***** Source material *****
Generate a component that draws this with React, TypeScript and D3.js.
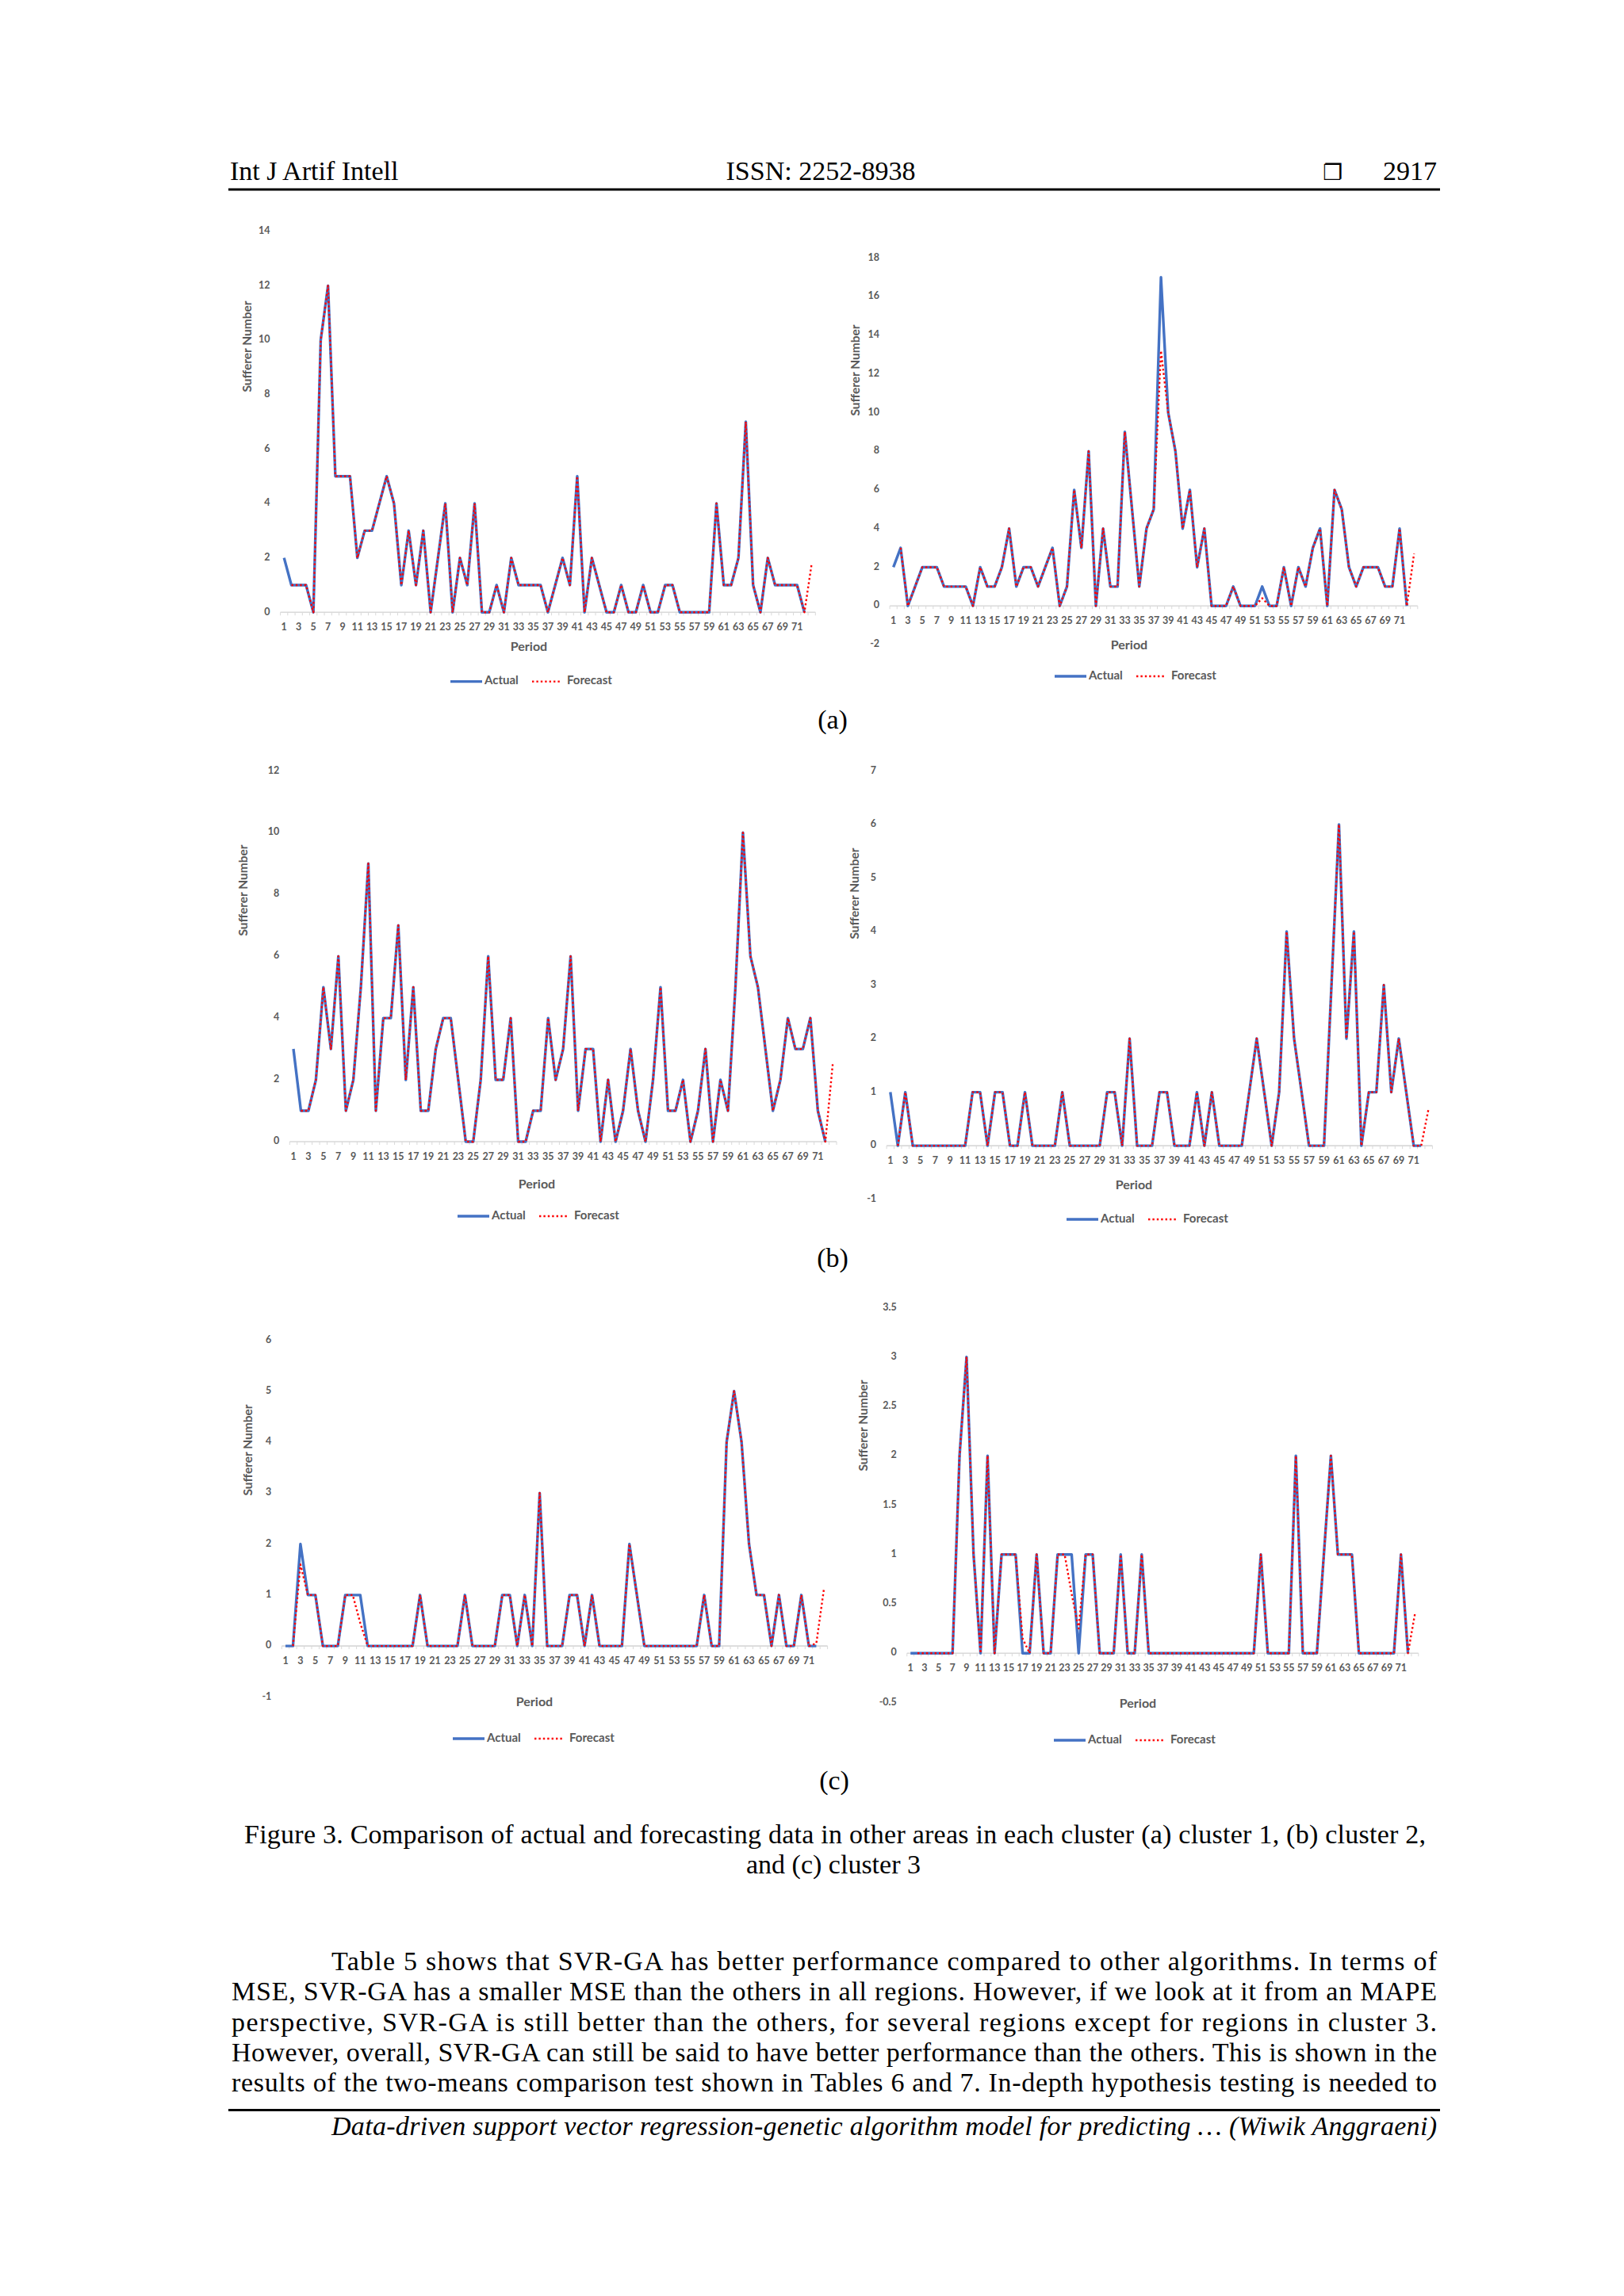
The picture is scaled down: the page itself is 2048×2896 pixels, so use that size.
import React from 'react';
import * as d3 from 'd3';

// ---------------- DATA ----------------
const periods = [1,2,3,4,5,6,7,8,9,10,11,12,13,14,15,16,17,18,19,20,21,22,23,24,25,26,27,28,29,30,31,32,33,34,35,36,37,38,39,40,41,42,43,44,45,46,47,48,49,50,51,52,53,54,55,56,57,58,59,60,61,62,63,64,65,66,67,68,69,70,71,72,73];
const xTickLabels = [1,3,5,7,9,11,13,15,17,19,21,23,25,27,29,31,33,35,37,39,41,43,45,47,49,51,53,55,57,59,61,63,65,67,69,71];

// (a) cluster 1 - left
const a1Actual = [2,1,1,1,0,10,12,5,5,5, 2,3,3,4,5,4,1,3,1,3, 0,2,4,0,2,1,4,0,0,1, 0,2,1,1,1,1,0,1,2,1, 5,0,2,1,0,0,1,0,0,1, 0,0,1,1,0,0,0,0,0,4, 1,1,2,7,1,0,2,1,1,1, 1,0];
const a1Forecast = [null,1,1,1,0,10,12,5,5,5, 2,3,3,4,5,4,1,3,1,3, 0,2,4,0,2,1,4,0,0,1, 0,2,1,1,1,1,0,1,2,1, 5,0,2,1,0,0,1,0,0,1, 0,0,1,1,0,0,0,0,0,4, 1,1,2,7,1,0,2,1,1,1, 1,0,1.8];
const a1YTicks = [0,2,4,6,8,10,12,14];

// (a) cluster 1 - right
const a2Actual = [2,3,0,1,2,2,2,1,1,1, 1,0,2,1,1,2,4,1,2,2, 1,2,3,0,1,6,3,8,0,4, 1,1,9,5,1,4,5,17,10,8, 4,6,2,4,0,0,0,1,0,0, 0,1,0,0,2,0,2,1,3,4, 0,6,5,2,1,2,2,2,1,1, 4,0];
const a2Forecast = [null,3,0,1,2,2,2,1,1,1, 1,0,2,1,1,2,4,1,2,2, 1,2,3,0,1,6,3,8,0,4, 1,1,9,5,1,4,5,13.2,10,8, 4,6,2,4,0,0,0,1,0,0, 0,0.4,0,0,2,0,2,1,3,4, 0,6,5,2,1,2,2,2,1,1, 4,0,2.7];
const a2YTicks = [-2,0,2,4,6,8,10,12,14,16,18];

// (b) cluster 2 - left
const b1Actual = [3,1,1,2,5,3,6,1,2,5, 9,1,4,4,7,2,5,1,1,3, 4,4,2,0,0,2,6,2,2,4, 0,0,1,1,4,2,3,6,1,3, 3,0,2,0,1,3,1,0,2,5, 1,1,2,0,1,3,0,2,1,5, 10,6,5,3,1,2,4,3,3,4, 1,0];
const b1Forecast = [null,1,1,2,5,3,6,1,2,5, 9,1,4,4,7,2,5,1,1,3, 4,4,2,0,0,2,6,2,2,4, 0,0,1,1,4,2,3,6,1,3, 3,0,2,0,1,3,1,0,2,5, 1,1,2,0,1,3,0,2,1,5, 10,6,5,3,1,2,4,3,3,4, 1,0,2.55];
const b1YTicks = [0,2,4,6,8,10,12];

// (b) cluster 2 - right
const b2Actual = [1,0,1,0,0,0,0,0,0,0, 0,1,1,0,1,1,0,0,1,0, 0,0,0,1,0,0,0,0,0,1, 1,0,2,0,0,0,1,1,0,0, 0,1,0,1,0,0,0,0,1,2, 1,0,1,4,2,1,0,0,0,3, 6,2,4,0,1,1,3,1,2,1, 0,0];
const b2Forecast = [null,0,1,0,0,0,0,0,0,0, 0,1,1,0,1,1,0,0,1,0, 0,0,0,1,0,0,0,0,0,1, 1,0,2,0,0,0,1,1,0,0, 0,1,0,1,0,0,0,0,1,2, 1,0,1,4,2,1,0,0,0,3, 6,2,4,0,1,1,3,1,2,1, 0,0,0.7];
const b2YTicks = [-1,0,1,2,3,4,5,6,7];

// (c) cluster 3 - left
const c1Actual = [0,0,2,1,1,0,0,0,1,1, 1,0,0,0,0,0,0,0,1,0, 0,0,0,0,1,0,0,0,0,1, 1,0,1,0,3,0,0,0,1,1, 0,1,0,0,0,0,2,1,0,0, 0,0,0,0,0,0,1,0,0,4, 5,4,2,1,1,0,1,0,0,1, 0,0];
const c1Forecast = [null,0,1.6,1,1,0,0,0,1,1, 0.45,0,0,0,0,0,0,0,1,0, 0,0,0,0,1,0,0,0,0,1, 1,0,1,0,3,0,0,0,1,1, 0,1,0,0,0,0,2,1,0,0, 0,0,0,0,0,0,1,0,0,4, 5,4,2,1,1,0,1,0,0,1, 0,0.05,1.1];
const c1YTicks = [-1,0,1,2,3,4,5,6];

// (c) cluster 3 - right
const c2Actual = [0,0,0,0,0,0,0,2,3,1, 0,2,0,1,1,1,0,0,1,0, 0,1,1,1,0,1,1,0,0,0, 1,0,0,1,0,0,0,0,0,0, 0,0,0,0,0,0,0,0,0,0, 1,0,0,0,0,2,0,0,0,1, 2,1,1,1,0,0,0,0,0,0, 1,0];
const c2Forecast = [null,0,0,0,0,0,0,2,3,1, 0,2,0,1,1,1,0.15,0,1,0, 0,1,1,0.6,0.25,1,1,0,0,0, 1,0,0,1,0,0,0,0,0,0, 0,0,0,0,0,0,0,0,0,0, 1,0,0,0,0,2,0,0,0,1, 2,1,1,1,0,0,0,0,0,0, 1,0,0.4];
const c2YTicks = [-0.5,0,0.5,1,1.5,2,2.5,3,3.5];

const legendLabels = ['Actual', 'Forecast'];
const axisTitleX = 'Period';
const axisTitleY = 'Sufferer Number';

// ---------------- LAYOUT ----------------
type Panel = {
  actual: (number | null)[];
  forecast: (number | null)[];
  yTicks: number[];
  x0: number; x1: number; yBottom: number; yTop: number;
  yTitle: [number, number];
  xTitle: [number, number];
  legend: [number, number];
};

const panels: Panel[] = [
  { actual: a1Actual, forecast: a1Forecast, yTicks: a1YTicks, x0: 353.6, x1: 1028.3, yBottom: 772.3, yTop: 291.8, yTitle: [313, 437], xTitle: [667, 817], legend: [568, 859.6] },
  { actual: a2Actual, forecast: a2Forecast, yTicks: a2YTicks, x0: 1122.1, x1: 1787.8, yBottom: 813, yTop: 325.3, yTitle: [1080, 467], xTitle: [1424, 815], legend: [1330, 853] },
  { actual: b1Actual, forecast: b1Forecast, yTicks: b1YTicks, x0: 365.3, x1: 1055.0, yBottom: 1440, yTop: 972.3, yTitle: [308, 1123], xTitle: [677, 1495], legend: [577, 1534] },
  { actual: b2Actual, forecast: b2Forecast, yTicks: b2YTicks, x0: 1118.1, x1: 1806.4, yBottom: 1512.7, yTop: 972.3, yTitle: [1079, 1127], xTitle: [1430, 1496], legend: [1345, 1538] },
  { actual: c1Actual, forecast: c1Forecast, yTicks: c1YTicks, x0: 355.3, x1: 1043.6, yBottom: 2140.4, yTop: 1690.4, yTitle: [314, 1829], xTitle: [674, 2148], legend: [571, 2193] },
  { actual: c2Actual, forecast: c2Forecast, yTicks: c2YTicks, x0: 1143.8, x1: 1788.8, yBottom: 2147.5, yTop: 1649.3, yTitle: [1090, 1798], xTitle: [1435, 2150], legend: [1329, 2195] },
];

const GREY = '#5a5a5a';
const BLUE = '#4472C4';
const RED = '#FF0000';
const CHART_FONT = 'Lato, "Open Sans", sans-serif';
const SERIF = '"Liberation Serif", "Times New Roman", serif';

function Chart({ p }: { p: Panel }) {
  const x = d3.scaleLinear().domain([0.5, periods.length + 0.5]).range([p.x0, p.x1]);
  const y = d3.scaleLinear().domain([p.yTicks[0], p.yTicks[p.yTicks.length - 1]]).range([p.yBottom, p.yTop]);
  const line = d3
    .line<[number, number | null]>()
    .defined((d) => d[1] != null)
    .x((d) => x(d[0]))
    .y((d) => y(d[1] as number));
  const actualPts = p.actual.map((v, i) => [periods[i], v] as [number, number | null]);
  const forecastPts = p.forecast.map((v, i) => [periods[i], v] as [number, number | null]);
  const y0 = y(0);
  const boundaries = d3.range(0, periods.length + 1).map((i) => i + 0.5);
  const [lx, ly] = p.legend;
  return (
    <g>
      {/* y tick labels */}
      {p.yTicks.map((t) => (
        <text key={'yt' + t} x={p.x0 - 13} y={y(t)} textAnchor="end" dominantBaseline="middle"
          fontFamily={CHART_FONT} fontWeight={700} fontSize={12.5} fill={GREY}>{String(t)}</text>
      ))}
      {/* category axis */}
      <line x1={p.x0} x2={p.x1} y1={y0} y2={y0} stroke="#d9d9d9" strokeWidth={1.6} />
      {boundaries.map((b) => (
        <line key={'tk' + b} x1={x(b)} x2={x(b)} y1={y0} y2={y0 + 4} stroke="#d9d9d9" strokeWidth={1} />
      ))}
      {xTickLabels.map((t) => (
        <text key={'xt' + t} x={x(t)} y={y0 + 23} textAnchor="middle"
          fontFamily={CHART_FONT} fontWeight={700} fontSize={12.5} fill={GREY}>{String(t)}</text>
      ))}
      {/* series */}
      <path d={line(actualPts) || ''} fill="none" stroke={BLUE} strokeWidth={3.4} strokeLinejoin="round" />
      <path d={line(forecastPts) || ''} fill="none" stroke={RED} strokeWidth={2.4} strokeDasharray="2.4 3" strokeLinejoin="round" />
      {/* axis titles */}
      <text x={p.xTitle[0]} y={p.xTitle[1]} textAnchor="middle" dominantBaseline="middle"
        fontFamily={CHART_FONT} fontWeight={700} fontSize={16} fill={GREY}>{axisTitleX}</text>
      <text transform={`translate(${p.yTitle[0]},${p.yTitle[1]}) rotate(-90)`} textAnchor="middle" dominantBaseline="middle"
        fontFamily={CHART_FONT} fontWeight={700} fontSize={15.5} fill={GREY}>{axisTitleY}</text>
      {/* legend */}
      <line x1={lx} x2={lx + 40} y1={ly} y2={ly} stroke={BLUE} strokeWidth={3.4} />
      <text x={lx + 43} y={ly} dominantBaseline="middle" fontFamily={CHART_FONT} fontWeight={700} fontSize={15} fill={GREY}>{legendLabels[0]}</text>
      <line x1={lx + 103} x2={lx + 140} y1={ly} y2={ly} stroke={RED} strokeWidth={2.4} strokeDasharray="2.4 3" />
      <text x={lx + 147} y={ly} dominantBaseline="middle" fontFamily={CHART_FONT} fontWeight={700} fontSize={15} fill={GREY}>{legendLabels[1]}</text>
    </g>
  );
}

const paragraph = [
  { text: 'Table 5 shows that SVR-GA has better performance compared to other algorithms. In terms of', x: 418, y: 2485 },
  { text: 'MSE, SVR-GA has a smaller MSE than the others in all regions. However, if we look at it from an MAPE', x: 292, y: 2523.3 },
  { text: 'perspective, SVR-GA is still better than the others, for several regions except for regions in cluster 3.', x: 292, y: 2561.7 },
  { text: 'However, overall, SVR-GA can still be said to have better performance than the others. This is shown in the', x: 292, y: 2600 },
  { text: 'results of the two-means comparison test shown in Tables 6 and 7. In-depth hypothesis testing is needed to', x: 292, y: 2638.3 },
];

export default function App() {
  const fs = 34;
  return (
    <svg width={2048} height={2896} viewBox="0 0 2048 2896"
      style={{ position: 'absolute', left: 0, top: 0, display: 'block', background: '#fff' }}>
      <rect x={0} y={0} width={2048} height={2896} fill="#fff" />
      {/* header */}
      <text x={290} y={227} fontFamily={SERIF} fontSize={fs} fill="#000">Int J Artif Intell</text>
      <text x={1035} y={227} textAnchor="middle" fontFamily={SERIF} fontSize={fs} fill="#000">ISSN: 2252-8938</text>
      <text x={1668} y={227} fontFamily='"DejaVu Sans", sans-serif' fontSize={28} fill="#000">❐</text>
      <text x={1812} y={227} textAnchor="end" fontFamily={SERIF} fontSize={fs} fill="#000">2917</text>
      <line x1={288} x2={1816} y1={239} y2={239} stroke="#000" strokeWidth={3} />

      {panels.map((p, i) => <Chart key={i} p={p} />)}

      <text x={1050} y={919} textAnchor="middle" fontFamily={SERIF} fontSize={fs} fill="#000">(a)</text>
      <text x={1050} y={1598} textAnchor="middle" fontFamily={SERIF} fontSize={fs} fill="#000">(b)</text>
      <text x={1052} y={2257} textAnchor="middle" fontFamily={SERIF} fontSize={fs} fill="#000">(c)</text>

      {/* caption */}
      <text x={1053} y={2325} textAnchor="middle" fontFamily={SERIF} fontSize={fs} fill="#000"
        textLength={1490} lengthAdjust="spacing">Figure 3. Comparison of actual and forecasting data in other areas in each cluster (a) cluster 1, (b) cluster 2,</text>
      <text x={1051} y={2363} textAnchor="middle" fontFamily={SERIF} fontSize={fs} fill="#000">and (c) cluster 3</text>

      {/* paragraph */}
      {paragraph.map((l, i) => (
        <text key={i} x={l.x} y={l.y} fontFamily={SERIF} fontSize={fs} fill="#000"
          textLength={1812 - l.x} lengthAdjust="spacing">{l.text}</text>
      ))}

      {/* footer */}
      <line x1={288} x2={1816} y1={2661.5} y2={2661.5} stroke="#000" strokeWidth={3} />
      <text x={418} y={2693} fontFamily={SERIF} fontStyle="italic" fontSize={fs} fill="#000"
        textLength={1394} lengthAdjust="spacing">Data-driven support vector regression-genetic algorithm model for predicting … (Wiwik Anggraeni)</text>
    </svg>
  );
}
*****
▸ Given task: Print the data above verbatim from the first line through the line holding "import * as d3 from 'd3';", leaving every picture out.

▸ Solution to this exercise:
Generate a component that draws this with React, TypeScript and D3.js.
The picture is scaled down: the page itself is 2048×2896 pixels, so use that size.
import React from 'react';
import * as d3 from 'd3';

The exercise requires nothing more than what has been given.